In the 2004 hit Mean Girls, antagonist Regina George calls the shots in her high school relationships: the word "fetch" is out, holey tank tops are in, and nobody wears sweatpants on Monday, all because Regina says so. She's the queen bee, adored by her followers. But in response to her classmates' affection, Regina displays a palpable disinterest towards everyone who holds her in such high-regard. As the girls fawn and boys swoon, Regina makes one thing clear: you care about me more than I care about you.
Remarkably, psychology suggests that Regina's disdain may be the source of her popularity rather than simply a response to it. Underlying Regina's success is a phenomenon called the "principle of least interest": the member of a relationship who cares least about it is often more desirable and powerful than their partner.
This makes intuitive sense, especially in romantic relationships; "playing hard to get" is a tried and true strategy for making oneself more desirable. Take an extreme example from nature: The female crayfish confronts each potential mate that approaches in a violent, all-out brawl. Only a male strong enough to flip her onto her back is rewarded with the opportunity to mate. The harder she fights, the more attractive the prize. (Yet another reason to be thankful I'm not a crayfish).
Exchanges like this boil down to a statement of value: "This relationship is more valuable to you than me, so I have less to lose by walking out the door." (Or, in the case of a female crayfish, "I have less to lose by throwing you out the door.") This perception of increased value results in greater authority and desirability. By not freely accepting any passing male crayfish, the female communicates the value of her goods. By being impressed by no one, Regina makes her peers (and even teachers) jump through hoops for her approval.
Why am I telling you all this? In business, where the ability to assess the value of new opportunities is paramount, these relational forces are particularly relevant. No one wants to buy a product from a desperate salesman; we assume that since no one else wants what he's selling, we shouldn't either. Conversely, we're often most excited and anxious to close deals that we fear losing.
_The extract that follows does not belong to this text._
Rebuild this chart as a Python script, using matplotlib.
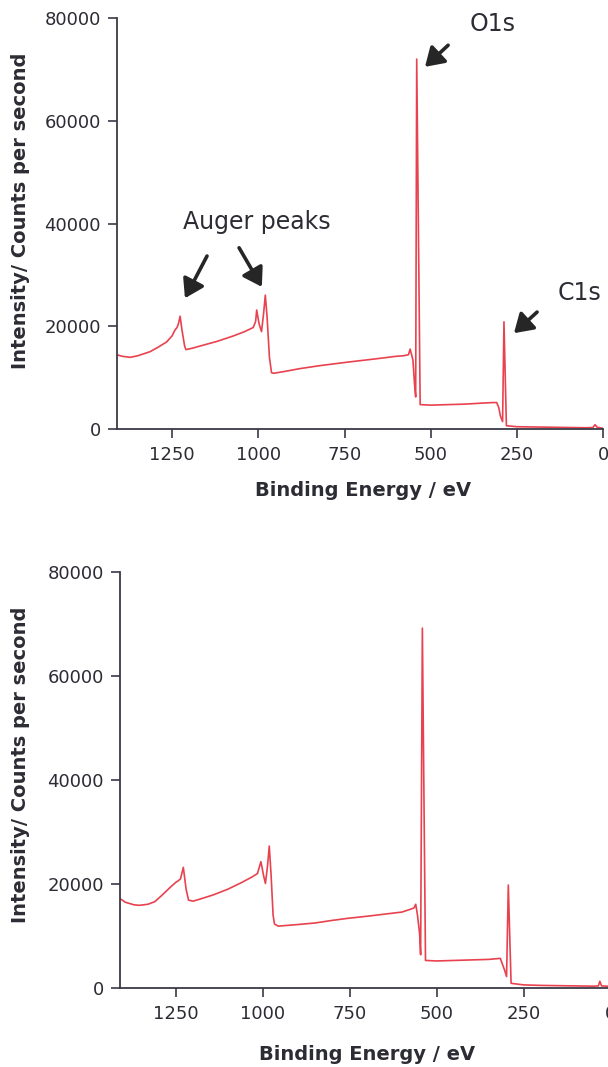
import matplotlib
matplotlib.use("Agg")
import matplotlib.pyplot as plt

# ---------------- data ----------------
top_be = [1410, 1395, 1372, 1350, 1314, 1290, 1266, 1250, 1242, 1236, 1232, 1227,
          1222, 1214, 1210, 1190, 1169, 1120, 1073, 1040, 1015, 1008, 1005, 998,
          991, 985, 980, 975, 968, 962, 955, 920, 880, 820, 737, 660, 600, 580,
          565, 560, 552, 547, 544, 541, 531, 500, 450, 400, 350, 320, 309, 303,
          298, 292, 288, 281, 250, 200, 150, 100, 50, 30, 24, 18, 10, 0]
top_cps = [14500, 14200, 14000, 14300, 15100, 16000, 17000, 18200, 19300, 19800, 20500, 22000,
           19500, 16200, 15500, 15800, 16200, 17100, 18150, 19000, 19800, 21000, 23200, 20500,
           19000, 22500, 26100, 22000, 14000, 11000, 10900, 11300, 11800, 12400, 13100, 13700, 14200, 14300,
           14500, 15600, 13500, 8500, 6300, 72000, 4800, 4700, 4800, 4900, 5100, 5200, 5200, 4200,
           2500, 1500, 20900, 700, 500, 450, 400, 350, 300, 350, 900, 400, 300, 200]

bot_be = [1410, 1395, 1370, 1354, 1330, 1310, 1290, 1265, 1250, 1243, 1236, 1228,
          1220, 1213, 1200, 1180, 1142, 1100, 1060, 1032, 1015, 1005, 997, 992,
          986, 981, 976, 970, 966, 955, 900, 850, 800, 755, 700, 650, 600, 577,
          565, 560, 555, 549, 546, 541, 532, 500, 450, 400, 350, 317, 305, 299,
          294, 286, 250, 200, 150, 100, 50, 35, 31, 26, 10, 0]
bot_cps = [17200, 16500, 16000, 15900, 16100, 16600, 17800, 19400, 20300, 20600, 21000, 23200,
           19000, 16900, 16700, 17100, 17900, 19000, 20300, 21300, 22000, 24300, 21500, 20100,
           23500, 27300, 22000, 14000, 12300, 11900, 12200, 12500, 13000, 13400, 13800, 14200, 14600, 15100,
           15400, 16100, 14000, 10500, 6400, 69200, 5300, 5200, 5300, 5400, 5500, 5700, 3500, 2200,
           19800, 900, 600, 500, 450, 400, 350, 400, 1300, 400, 350, 300]

x_ticks = [1250, 1000, 750, 500, 250, 0]
y_ticks = [0, 20000, 40000, 60000, 80000]
x_label = "Binding Energy / eV"
y_label = "Intensity/ Counts per second"

# ---------------- style ----------------
LINE = "#e8424f"
AXC = "#3a3a48"
TXT = "#2c2c34"
plt.rcParams["font.family"] = ["DejaVu Sans"]

W, H = 608, 1067
fig = plt.figure(figsize=(W / 100, H / 100), dpi=100)
fig.patch.set_facecolor("white")


def px_axes(left, right, top, bottom):
    return fig.add_axes([left / W, 1 - bottom / H, (right - left) / W, (bottom - top) / H])


def style(ax):
    ax.set_xlim(1410, 0)
    ax.set_ylim(0, 80000)
    ax.set_xticks(x_ticks)
    ax.set_yticks(y_ticks)
    for s in ("top", "right"):
        ax.spines[s].set_visible(False)
    for s in ("left", "bottom"):
        ax.spines[s].set_color(AXC)
        ax.spines[s].set_linewidth(1.3)
    ax.tick_params(axis="both", direction="out", length=6.5, width=1.2,
                   colors=AXC, labelcolor=TXT, labelsize=13)
    ax.tick_params(axis="x", pad=5.5)
    ax.tick_params(axis="y", pad=5.0)
    for lab in ax.get_xticklabels() + ax.get_yticklabels():
        lab.set_clip_on(False)
    ax.patch.set_alpha(0)


ax1 = px_axes(117, 603.3, 18, 429.3)
ax1.plot(top_be, top_cps, color=LINE, lw=1.2)
style(ax1)

ax2 = px_axes(120, 610.6, 572, 988)
ax2.plot(bot_be, bot_cps, color=LINE, lw=1.2)
style(ax2)

# axis labels
fig.text(21 / W, 1 - 211 / H, y_label, rotation=90, ha="center", va="center",
         fontsize=14, fontweight="bold", color=TXT)
fig.text(21 / W, 1 - 765 / H, y_label, rotation=90, ha="center", va="center",
         fontsize=14, fontweight="bold", color=TXT)
fig.text(363 / W, 1 - 491 / H, x_label, ha="center", va="center",
         fontsize=14, fontweight="bold", color=TXT)
fig.text(367 / W, 1 - 1054 / H, x_label, ha="center", va="center",
         fontsize=14, fontweight="bold", color=TXT)

# annotations on top plot
arrow = dict(arrowstyle="-|>,head_length=0.55,head_width=0.35", lw=2.6,
             color="#262626", mutation_scale=20, shrinkA=0, shrinkB=0)
ax1.text(320, 78800, "O1s", ha="center", va="center", fontsize=17, color=TXT, clip_on=False)
ax1.annotate("", xy=(517, 70500), xytext=(450, 74700), arrowprops=arrow)
ax1.text(70, 26500, "C1s", ha="center", va="center", fontsize=17, color=TXT, clip_on=False)
ax1.annotate("", xy=(259, 18700), xytext=(192, 22800), arrowprops=arrow)
ax1.text(1004, 40300, "Auger peaks", ha="center", va="center", fontsize=17, color=TXT)
ax1.annotate("", xy=(1213, 25500), xytext=(1149, 33700), arrowprops=arrow)
ax1.annotate("", xy=(990, 27700), xytext=(1056, 35300), arrowprops=arrow)

fig.savefig("out.png", dpi=100, facecolor="white")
We're hardwired to want what others pine after, and every lonely, defeated male crawfish you pass on the way towards your goal validates that what you're pursuing is sexy, desirable, and yes, valuable.
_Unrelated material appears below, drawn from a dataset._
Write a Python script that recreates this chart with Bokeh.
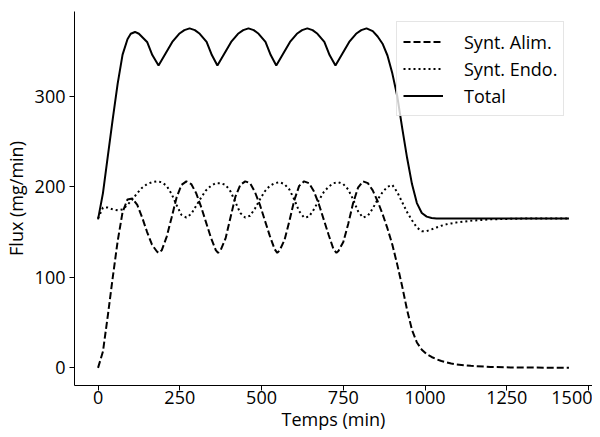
from bokeh.plotting import figure
from bokeh.models import Range1d, FixedTicker, Legend, LegendItem
from bokeh.embed import file_html
from bokeh.resources import INLINE

# ---- Synt. Alim. (dashed) ----
temps_alim = [0, 15, 30, 45, 60, 75, 90, 105, 120, 135,
              150, 165, 180, 185, 195, 210, 225, 240, 255, 270,
              285, 300, 315, 330, 345, 360, 367, 375, 390, 405,
              420, 435, 450, 465, 480, 495, 510, 525, 540, 548,
              555, 570, 585, 600, 615, 630, 645, 660, 675, 690,
              705, 720, 729, 735, 750, 765, 780, 795, 810, 825,
              840, 855, 870, 885, 900, 915, 930, 945, 960, 975,
              990, 1005, 1020, 1035, 1050, 1065, 1080, 1095, 1140, 1200,
              1260, 1320, 1380, 1440]
synt_alim = [0, 18, 58, 100, 140, 172, 186, 187, 180, 166,
             150, 136, 128.5, 127, 130, 145, 166, 188, 202, 206,
             203, 193, 178, 161, 144, 130, 127, 130, 143, 166,
             189, 202, 206, 204, 194, 180, 163, 146, 131, 127,
             129.5, 141, 162, 185, 201, 206, 204, 195, 181, 164,
             147, 131, 127, 129, 139, 159, 182, 199, 206, 204,
             196, 184, 170, 154, 136, 114, 90, 64, 42, 28,
             20, 15, 12, 9.5, 7.5, 6, 4.8, 3.8, 2.2, 1,
             0.5, 0.3, 0.2, 0.1]

# ---- Synt. Endo. (dotted) ----
temps_endo = [0, 15, 30, 45, 60, 75, 90, 105, 120, 135, 150, 165, 180, 195, 210, 225,
              240, 255, 270, 285, 300, 315, 330, 345, 360, 375, 390, 405, 420, 435, 450,
              465, 480, 495, 510, 525, 540, 555, 570, 585, 600, 615, 630, 645, 660, 675,
              690, 705, 720, 735, 750, 765, 780, 795, 810, 825, 840, 855, 870, 885, 900,
              915, 930, 945, 960, 975, 990, 1005, 1020, 1035, 1050, 1065, 1080, 1095,
              1140, 1200, 1260, 1320, 1380, 1440]
synt_endo = [165, 177, 177, 175, 174, 175, 180, 186, 193, 199, 203, 205, 206, 205, 201, 192,
             180, 169, 166, 170, 179, 188, 196, 201, 204, 204, 202, 195, 183, 171, 166,
             168, 176, 186, 195, 201, 204, 205, 203, 197, 186, 173, 166, 167, 175, 185,
             194, 200, 204, 205, 203, 197, 186, 173, 166, 168, 176, 186, 194, 200, 202,
             194, 183, 172, 163, 155, 151, 151, 153, 155, 157, 158.5, 159.5, 160.5,
             162.5, 164, 164.6, 165, 165, 165]

# ---- Total (solid) ----
temps_total = [0, 15, 30, 45, 60, 75, 90, 100, 113, 125,
               150, 166, 185, 206, 227, 248, 264, 280, 296, 311,
               332, 348, 365, 386, 407, 428, 444, 460, 476, 491,
               512, 528, 545, 566, 587, 608, 624, 640, 656, 671,
               692, 708, 726, 747, 768, 789, 805, 821, 840, 855,
               870, 885, 900, 915, 930, 945, 960, 975, 990, 1005,
               1020, 1035, 1095, 1200, 1320, 1440]
total = [164, 193, 234, 275, 314, 346, 363, 369, 371, 369,
         360, 345.5, 334, 347, 360, 369, 373, 375, 373, 369,
         360, 345.5, 334, 347, 360, 369, 373, 375, 373, 369,
         360, 345.5, 334, 347, 360, 369, 373, 375, 373, 369,
         360, 345.5, 334, 347, 360, 369, 373, 375, 372, 366,
         358, 345, 325, 300, 265, 232, 203, 182, 171, 167,
         165.5, 165, 165, 165, 165, 165]

labels = ["Synt. Alim.", "Synt. Endo.", "Total"]
x_ticks = [0, 250, 500, 750, 1000, 1250, 1500]
y_ticks = [0, 100, 200, 300]
x_title = "Temps (min)"
y_title = "Flux (mg/min)"

FONT = "Open Sans"
FS = "18px"

p = figure(width=592, height=436, output_backend="svg", toolbar_location=None,
           x_range=Range1d(-72, 1512), y_range=Range1d(-19.5, 393.6),
           min_border_left=70, min_border_right=0, min_border_top=11,
           min_border_bottom=51)
p.outline_line_color = None
p.grid.visible = False
p.background_fill_color = "white"
p.border_fill_color = "white"

r1 = p.line(temps_alim, synt_alim, line_color="black", line_width=2, line_dash="7 3")
r2 = p.line(temps_endo, synt_endo, line_color="black", line_width=2, line_dash="2 3")
r3 = p.line(temps_total, total, line_color="black", line_width=2)

p.xaxis.ticker = FixedTicker(ticks=x_ticks)
p.yaxis.ticker = FixedTicker(ticks=y_ticks)
p.xaxis.axis_label = x_title
p.yaxis.axis_label = y_title
for ax in (p.xaxis, p.yaxis):
    ax.axis_line_color = "black"
    ax.axis_line_width = 1
    ax.major_tick_line_color = "black"
    ax.major_tick_out = 5
    ax.major_tick_in = 0
    ax.minor_tick_line_color = None
    ax.major_label_text_font = FONT
    ax.major_label_text_font_size = FS
    ax.major_label_text_color = "black"
    ax.axis_label_text_font = FONT
    ax.axis_label_text_font_size = FS
    ax.axis_label_text_font_style = "normal"
    ax.axis_label_text_color = "black"
p.xaxis.major_label_standoff = 0
p.xaxis.axis_label_standoff = 0
p.yaxis.major_label_standoff = 4
p.yaxis.axis_label_standoff = 4

legend = Legend(items=[LegendItem(label=labels[0], renderers=[r1]),
                       LegendItem(label=labels[1], renderers=[r2]),
                       LegendItem(label=labels[2], renderers=[r3])],
                location=(322, 269))
legend.label_text_font = FONT
legend.label_text_font_size = FS
legend.label_text_color = "black"
legend.glyph_width = 40
legend.glyph_height = 27
legend.label_height = 27
legend.label_width = 89
legend.label_standoff = 21
legend.spacing = 0
legend.padding = 6
legend.margin = 0
legend.border_line_color = "#cccccc"
legend.border_line_width = 1
legend.background_fill_alpha = 0.8
p.add_layout(legend)

open("out.html", "w").write(file_html(p, INLINE))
I learned this the hard way during one of my first, more "traditional" pitches. I was meeting with a big-name company, and felt out of my league and desperate to close. After vomiting a pitch and stressing how much I wanted to work with them, their disengagement was obvious. In crayfish terms, l rolled on my back and shouted "take me!" (let me know if I'm taking this metaphor too far).
The lesson from Mean Girls and mother nature is clear: Never appear desperate. Those truly inspired by their product or idea can sell with the quiet confidence that they're offering a once-in-a-lifetime opportunity; if you don't jump on, they suggest, someone else certainly will.
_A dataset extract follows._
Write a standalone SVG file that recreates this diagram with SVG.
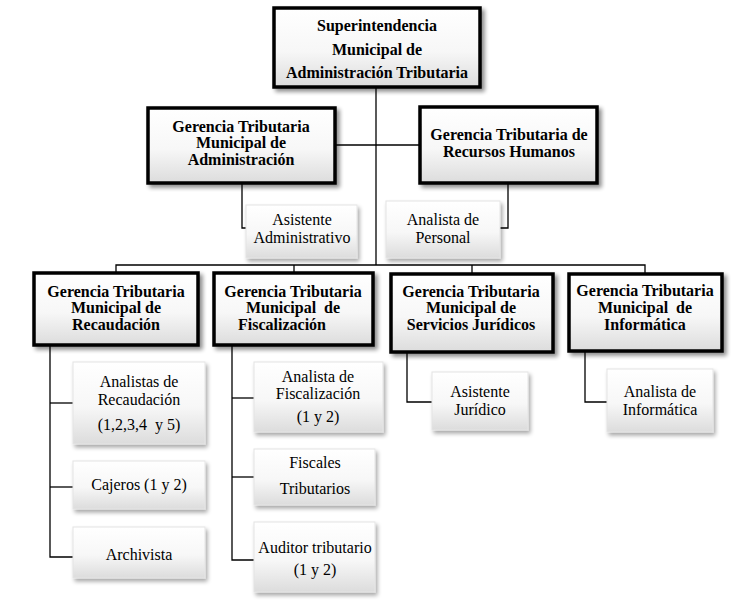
<svg xmlns="http://www.w3.org/2000/svg" width="754" height="609" viewBox="0 0 754 609">
<defs>
<linearGradient id="g" x1="0" y1="0" x2="0" y2="1">
<stop offset="0" stop-color="#ffffff"/>
<stop offset="0.55" stop-color="#f7f7f7"/>
<stop offset="1" stop-color="#dcdcdc"/>
</linearGradient>
<filter id="sh" x="-10%" y="-10%" width="130%" height="130%">
<feGaussianBlur in="SourceAlpha" stdDeviation="2"/>
<feOffset dx="3" dy="3" result="b"/>
<feComponentTransfer><feFuncA type="linear" slope="0.45"/></feComponentTransfer>
<feMerge><feMergeNode/><feMergeNode in="SourceGraphic"/></feMerge>
</filter>
<filter id="sh2" x="-10%" y="-10%" width="130%" height="130%">
<feGaussianBlur in="SourceAlpha" stdDeviation="2"/>
<feOffset dx="2" dy="3" result="b"/>
<feComponentTransfer><feFuncA type="linear" slope="0.35"/></feComponentTransfer>
<feMerge><feMergeNode/><feMergeNode in="SourceGraphic"/></feMerge>
</filter>
</defs>
<style>
.main{fill:url(#g);stroke:#000;stroke-width:3.5;filter:url(#sh)}
.sub{fill:url(#g);stroke:#e4e4e4;stroke-width:1;filter:url(#sh2)}
text{font-family:'Liberation Serif','Times New Roman',serif;fill:#000;text-anchor:middle}
.tb{font-weight:bold;font-size:16px}
.tt{font-weight:bold;font-size:16px}
.tn{font-size:16px}
.c{fill:none;stroke:#000;stroke-width:1.3}
</style>
<rect width="754" height="609" fill="#fff"/>
<g id="connectors">
<path class="c" d="M376 88 V265"/>
<path class="c" d="M335 145 H420"/>
<path class="c" d="M116 272 V265 H645 V273"/>
<path class="c" d="M294 265 V272"/>
<path class="c" d="M472 265 V273"/>
<path class="c" d="M242 183 V228 H246"/>
<path class="c" d="M508 183 V228 H500"/>
<path class="c" d="M50 346 V557 H73"/>
<path class="c" d="M50 403 H73"/>
<path class="c" d="M50 487 H73"/>
<path class="c" d="M232 346 V560 H254"/>
<path class="c" d="M232 398 H254"/>
<path class="c" d="M232 477 H254"/>
<path class="c" d="M407 353 V402 H432"/>
<path class="c" d="M585 352 V402 H607"/>
</g>
<g id="superintendencia">
<rect class="main" x="274" y="8" width="206" height="79"/>
<text class="tt" x="377" y="31">Superintendencia</text>
<text class="tt" x="377" y="55">Municipal de</text>
<text class="tt" x="377" y="78">Administración Tributaria</text>
</g>
<g id="g-administracion">
<rect class="main" x="148" y="108" width="187" height="75"/>
<text class="tb" x="241" y="132">Gerencia Tributaria</text>
<text class="tb" x="241" y="148">Municipal de</text>
<text class="tb" x="241" y="165">Administración</text>
</g>
<g id="g-rrhh">
<rect class="main" x="420" y="107" width="177" height="76"/>
<text class="tb" x="509" y="140">Gerencia Tributaria de</text>
<text class="tb" x="509" y="157">Recursos Humanos</text>
</g>
<g id="asistente-admin">
<rect class="sub" x="246" y="205" width="111" height="53"/>
<text class="tn" x="302" y="225">Asistente</text>
<text class="tn" x="302" y="243">Administrativo</text>
</g>
<g id="analista-personal">
<rect class="sub" x="386" y="201" width="114" height="57"/>
<text class="tn" x="443" y="225">Analista de</text>
<text class="tn" x="443" y="243">Personal</text>
</g>
<g id="g-recaudacion">
<rect class="main" x="34" y="273" width="164" height="72"/>
<text class="tb" x="116" y="297">Gerencia Tributaria</text>
<text class="tb" x="116" y="313">Municipal de</text>
<text class="tb" x="116" y="330">Recaudación</text>
</g>
<g id="g-fiscalizacion">
<rect class="main" x="214" y="273" width="159" height="72"/>
<text class="tb" x="293" y="297">Gerencia Tributaria</text>
<text class="tb" x="293" y="313" xml:space="preserve">Municipal  de</text>
<text class="tb" x="282" y="330">Fiscalización</text>
</g>
<g id="g-juridicos">
<rect class="main" x="391" y="274" width="162" height="78"/>
<text class="tb" x="471" y="297">Gerencia Tributaria</text>
<text class="tb" x="471" y="313">Municipal de</text>
<text class="tb" x="471" y="330">Servicios Jurídicos</text>
</g>
<g id="g-informatica">
<rect class="main" x="569" y="274" width="153" height="77"/>
<text class="tb" x="645" y="296">Gerencia Tributaria</text>
<text class="tb" x="645" y="313" xml:space="preserve">Municipal  de</text>
<text class="tb" x="645" y="330">Informática</text>
</g>
<g id="analistas-recaudacion">
<rect class="sub" x="73" y="362" width="132" height="82"/>
<text class="tn" x="139" y="387">Analistas de</text>
<text class="tn" x="139" y="405">Recaudación</text>
<text class="tn" x="139" y="430" xml:space="preserve">(1,2,3,4  y 5)</text>
</g>
<g id="cajeros">
<rect class="sub" x="73" y="461" width="132" height="48"/>
<text class="tn" x="139" y="490">Cajeros (1 y 2)</text>
</g>
<g id="archivista">
<rect class="sub" x="73" y="527" width="132" height="51"/>
<text class="tn" x="139" y="560">Archivista</text>
</g>
<g id="analista-fiscalizacion">
<rect class="sub" x="254" y="362" width="129" height="70"/>
<text class="tn" x="318" y="382">Analista de</text>
<text class="tn" x="318" y="399">Fiscalización</text>
<text class="tn" x="318" y="422">(1 y 2)</text>
</g>
<g id="fiscales">
<rect class="sub" x="254" y="449" width="121" height="56"/>
<text class="tn" x="315" y="468">Fiscales</text>
<text class="tn" x="315" y="494">Tributarios</text>
</g>
<g id="auditor">
<rect class="sub" x="254" y="522" width="121" height="70"/>
<text class="tn" x="315" y="553">Auditor tributario</text>
<text class="tn" x="315" y="575">(1 y 2)</text>
</g>
<g id="asistente-juridico">
<rect class="sub" x="432" y="372" width="96" height="58"/>
<text class="tn" x="480" y="397">Asistente</text>
<text class="tn" x="480" y="415">Jurídico</text>
</g>
<g id="analista-informatica">
<rect class="sub" x="607" y="369" width="106" height="63"/>
<text class="tn" x="660" y="397">Analista de</text>
<text class="tn" x="660" y="415">Informática</text>
</g>
</svg>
So cultivate this confidence, and try not to put too much stake in any one deal. Give yourself plenty of alternatives to avoid feeling backed into a corner. And walk into negotiations with a clear understanding of your BATNA (or your best alternative option if the deal falls through) so you know what's actually at stake.
Most importantly, remember that "I want (but don't need)..." is always a more empowered stance than "I need..." Just ask the crayfish.